[Start of RECORD EXCERPTS]
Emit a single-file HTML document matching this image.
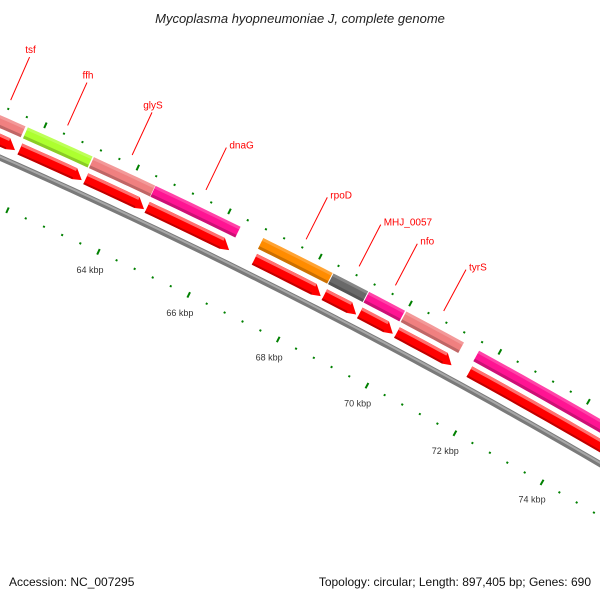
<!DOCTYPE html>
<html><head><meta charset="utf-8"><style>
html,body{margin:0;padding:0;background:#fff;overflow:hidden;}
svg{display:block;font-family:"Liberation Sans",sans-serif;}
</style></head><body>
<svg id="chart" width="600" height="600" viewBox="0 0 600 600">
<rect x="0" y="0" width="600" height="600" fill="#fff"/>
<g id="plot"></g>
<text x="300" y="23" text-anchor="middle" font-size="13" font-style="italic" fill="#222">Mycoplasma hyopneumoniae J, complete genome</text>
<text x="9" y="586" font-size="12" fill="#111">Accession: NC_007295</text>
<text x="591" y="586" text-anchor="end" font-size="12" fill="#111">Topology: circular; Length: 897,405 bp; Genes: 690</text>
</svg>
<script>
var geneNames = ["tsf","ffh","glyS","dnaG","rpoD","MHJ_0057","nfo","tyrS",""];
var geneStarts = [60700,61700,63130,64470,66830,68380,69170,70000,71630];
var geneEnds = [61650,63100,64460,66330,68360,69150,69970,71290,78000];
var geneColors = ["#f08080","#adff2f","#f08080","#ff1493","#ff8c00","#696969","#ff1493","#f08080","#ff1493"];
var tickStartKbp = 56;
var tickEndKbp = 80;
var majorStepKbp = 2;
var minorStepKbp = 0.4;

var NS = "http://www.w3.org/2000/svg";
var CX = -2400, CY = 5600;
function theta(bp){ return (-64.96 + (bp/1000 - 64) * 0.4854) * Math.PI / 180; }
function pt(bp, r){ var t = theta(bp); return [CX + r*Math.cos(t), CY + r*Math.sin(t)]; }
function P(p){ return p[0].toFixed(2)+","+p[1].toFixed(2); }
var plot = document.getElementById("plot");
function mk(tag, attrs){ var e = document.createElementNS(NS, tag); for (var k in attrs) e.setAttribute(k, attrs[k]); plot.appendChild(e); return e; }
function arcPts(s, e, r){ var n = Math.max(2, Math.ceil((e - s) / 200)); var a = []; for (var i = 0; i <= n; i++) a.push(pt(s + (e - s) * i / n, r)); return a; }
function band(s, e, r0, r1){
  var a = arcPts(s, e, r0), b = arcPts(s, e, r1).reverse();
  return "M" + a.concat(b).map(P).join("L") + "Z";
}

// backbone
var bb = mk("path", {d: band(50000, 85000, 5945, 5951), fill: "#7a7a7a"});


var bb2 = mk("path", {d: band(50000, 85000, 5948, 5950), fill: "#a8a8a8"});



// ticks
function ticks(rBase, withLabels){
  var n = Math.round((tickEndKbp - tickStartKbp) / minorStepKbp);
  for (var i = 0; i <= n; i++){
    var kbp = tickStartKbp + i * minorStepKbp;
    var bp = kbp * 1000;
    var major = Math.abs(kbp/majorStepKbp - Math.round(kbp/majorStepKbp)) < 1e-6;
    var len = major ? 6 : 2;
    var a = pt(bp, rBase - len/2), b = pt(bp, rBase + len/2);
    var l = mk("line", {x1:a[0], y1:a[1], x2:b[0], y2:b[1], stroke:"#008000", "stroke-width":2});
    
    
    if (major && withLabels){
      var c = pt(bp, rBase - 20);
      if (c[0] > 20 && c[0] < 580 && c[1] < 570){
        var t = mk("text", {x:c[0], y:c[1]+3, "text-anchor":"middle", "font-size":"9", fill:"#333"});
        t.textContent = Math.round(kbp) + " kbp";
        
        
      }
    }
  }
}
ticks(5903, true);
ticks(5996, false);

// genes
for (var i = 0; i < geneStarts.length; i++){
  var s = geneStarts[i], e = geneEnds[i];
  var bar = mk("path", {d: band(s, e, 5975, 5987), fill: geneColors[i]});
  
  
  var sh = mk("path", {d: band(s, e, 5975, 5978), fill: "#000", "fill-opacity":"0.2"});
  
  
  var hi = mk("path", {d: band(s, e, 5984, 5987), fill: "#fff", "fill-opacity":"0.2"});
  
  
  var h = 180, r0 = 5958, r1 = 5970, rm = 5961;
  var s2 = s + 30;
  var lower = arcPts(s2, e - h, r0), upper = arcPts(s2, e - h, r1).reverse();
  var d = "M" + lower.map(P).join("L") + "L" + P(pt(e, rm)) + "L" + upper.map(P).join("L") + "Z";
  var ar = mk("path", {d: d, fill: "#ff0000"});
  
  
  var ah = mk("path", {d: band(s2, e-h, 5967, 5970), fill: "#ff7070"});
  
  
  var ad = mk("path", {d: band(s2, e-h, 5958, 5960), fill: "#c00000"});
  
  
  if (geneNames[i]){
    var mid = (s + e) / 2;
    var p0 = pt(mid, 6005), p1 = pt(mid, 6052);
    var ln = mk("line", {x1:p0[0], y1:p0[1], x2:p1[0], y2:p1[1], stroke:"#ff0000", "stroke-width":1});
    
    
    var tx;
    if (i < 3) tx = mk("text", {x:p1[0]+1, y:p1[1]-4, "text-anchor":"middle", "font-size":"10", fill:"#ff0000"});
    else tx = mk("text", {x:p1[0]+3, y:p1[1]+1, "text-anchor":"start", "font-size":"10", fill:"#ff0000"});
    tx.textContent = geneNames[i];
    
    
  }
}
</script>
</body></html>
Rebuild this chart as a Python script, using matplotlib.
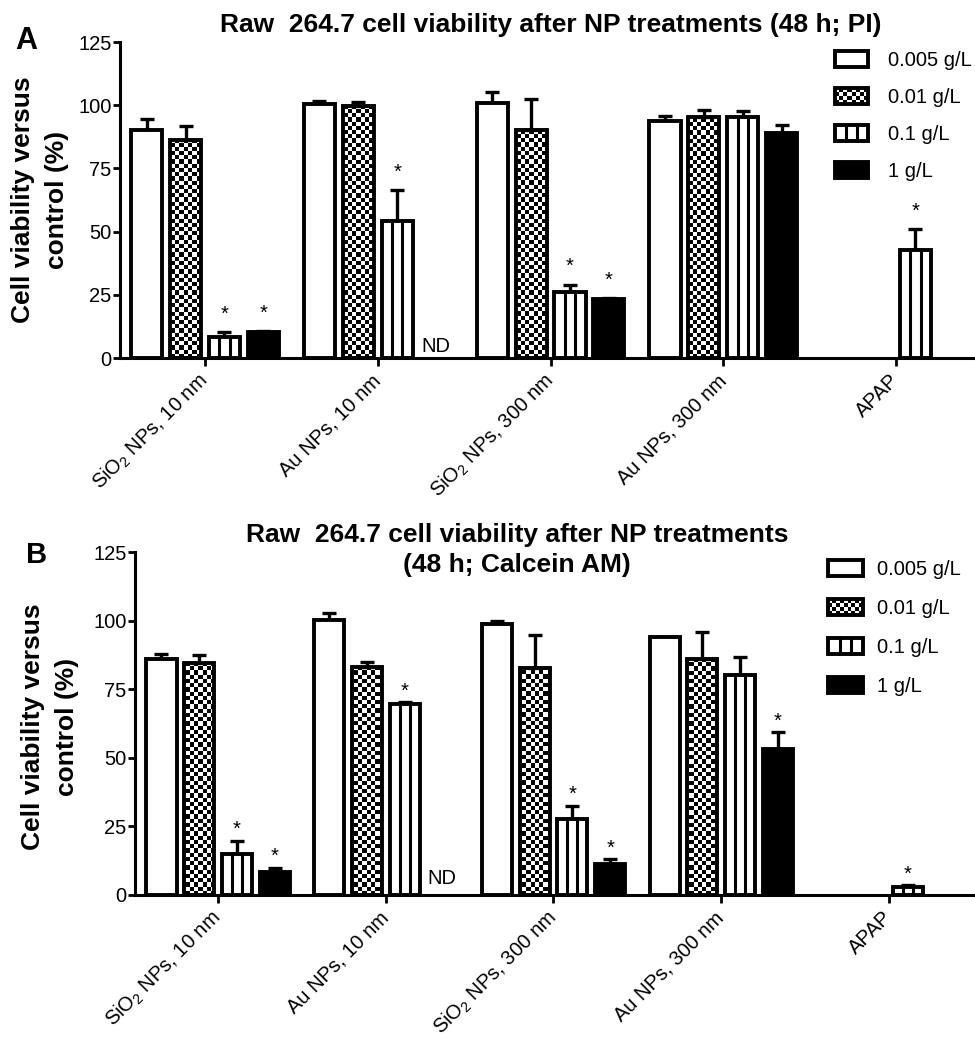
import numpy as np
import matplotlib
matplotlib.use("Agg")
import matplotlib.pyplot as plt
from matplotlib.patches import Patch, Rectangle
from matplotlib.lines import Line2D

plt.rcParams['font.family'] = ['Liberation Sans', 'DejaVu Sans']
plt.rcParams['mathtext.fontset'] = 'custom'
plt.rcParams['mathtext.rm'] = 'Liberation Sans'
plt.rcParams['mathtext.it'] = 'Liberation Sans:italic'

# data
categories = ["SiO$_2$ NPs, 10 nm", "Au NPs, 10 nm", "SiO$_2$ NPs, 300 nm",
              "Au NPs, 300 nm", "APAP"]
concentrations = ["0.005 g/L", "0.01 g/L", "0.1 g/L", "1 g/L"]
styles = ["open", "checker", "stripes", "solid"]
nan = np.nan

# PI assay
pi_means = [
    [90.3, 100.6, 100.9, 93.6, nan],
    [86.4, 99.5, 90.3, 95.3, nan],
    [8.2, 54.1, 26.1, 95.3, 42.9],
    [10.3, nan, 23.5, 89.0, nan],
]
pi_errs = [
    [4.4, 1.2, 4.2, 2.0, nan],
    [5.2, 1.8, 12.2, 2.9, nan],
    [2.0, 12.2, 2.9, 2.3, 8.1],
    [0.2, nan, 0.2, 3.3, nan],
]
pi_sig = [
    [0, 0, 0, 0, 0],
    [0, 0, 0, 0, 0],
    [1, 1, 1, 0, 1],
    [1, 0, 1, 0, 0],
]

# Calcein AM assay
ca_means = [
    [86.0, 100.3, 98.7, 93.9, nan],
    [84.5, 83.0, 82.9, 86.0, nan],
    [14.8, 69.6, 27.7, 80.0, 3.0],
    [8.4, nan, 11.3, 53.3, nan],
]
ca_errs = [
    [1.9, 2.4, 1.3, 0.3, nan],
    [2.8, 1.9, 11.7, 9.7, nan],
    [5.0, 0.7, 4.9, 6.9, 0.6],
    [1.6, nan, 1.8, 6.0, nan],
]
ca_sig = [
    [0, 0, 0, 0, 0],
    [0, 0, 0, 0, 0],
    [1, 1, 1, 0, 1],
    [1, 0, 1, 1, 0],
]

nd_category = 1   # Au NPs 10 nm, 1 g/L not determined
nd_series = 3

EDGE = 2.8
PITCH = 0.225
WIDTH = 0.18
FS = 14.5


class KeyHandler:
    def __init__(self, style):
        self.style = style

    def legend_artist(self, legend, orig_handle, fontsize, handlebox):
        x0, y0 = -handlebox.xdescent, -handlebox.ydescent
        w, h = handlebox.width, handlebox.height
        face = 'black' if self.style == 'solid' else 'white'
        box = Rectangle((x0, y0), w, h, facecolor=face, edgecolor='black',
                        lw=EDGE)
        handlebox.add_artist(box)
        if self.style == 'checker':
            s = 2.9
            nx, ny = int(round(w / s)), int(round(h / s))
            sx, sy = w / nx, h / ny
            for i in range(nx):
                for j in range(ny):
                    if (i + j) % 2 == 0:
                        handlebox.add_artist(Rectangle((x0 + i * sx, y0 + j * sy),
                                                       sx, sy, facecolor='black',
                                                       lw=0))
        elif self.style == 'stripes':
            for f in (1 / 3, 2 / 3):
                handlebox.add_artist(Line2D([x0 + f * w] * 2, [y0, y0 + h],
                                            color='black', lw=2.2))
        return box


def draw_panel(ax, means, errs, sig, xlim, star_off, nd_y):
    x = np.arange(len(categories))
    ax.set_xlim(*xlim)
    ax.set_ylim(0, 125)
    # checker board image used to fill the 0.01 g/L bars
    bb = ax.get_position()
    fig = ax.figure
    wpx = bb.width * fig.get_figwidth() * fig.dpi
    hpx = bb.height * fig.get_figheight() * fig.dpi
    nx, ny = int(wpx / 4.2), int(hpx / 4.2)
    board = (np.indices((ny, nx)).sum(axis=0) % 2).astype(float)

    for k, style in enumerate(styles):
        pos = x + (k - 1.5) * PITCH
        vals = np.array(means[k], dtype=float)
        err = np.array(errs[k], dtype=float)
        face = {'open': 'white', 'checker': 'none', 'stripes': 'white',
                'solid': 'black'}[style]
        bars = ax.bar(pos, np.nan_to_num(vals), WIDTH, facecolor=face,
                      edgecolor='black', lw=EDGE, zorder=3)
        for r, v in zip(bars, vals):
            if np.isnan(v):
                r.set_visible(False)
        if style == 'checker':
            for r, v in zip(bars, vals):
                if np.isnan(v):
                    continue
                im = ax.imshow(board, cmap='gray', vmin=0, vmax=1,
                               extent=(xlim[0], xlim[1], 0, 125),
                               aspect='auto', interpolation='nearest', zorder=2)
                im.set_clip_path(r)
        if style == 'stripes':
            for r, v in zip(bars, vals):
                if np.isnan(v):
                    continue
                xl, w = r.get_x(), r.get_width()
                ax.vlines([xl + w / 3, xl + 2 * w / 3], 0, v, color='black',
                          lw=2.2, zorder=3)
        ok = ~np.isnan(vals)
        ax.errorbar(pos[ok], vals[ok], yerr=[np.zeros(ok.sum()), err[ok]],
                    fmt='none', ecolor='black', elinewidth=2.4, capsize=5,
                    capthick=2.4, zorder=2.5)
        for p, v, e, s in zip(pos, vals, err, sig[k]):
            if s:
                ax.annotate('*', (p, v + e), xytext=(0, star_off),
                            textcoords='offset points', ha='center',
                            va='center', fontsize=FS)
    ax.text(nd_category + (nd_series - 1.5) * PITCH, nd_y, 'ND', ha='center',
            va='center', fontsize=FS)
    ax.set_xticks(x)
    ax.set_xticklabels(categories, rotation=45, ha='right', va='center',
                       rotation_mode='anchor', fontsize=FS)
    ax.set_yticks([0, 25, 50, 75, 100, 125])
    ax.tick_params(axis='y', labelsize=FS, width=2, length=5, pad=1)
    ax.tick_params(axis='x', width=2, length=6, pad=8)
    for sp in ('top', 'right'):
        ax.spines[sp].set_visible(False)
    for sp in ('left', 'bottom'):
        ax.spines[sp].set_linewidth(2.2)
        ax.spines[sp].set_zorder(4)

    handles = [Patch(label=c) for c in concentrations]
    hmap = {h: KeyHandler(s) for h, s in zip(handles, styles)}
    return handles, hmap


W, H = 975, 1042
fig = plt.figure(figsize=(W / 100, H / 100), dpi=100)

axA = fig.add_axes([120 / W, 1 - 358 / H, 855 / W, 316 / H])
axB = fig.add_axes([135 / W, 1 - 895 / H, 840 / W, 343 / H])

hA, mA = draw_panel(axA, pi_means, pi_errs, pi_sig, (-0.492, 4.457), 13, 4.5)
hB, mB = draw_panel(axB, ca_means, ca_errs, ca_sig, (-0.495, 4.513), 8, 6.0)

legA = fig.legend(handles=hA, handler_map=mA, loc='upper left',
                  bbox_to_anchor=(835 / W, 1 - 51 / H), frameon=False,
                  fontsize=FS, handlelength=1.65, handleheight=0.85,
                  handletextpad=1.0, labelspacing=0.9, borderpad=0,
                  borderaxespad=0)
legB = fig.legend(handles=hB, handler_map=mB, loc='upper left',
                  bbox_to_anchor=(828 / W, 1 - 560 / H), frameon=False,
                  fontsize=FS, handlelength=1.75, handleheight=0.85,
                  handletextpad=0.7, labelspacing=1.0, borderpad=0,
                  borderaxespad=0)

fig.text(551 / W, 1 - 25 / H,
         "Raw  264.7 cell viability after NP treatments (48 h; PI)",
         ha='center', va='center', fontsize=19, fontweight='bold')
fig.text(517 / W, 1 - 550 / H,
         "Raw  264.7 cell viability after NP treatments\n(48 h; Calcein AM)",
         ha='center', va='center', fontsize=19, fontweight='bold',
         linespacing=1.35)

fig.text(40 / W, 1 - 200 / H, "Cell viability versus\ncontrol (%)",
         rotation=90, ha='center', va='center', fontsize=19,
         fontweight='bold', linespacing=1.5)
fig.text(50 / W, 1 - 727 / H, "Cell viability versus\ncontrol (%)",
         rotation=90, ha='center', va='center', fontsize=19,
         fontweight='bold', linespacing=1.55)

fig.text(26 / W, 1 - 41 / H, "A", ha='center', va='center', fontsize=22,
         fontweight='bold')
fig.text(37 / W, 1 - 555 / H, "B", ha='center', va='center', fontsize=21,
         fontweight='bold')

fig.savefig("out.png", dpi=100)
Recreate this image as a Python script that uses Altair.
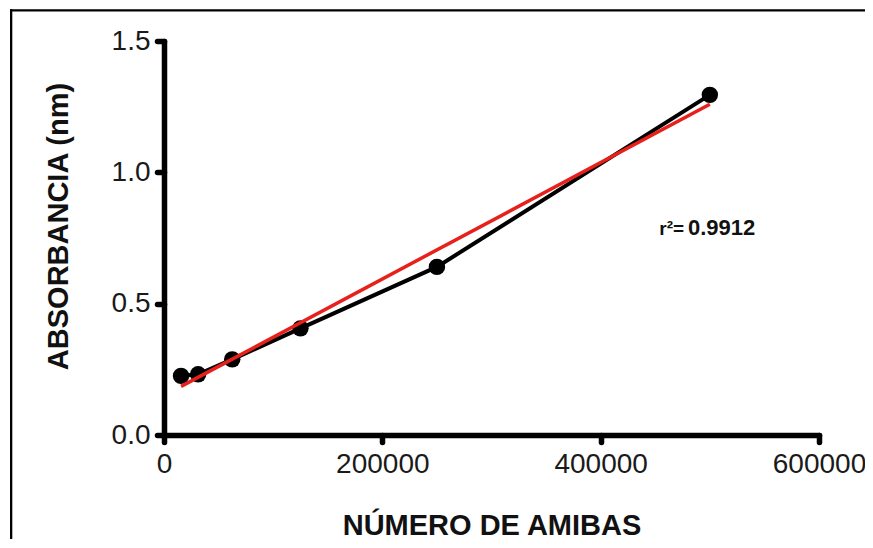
[End of RECORD EXCERPTS]
▶ _AIM OF THE TASK_
Output exactly the lines above, from the line with "Rebuild this chart" to the line with "plt.rcParams['mathtext.it'] = 'Liberation", both included; skip the pictures.

▶ _THE OUTPUT_
Rebuild this chart as a Python script, using matplotlib.
import numpy as np
import matplotlib
matplotlib.use("Agg")
import matplotlib.pyplot as plt
from matplotlib.patches import Patch, Rectangle
from matplotlib.lines import Line2D

plt.rcParams['font.family'] = ['Liberation Sans', 'DejaVu Sans']
plt.rcParams['mathtext.fontset'] = 'custom'
plt.rcParams['mathtext.rm'] = 'Liberation Sans'
plt.rcParams['mathtext.it'] = 'Liberation Sans:italic'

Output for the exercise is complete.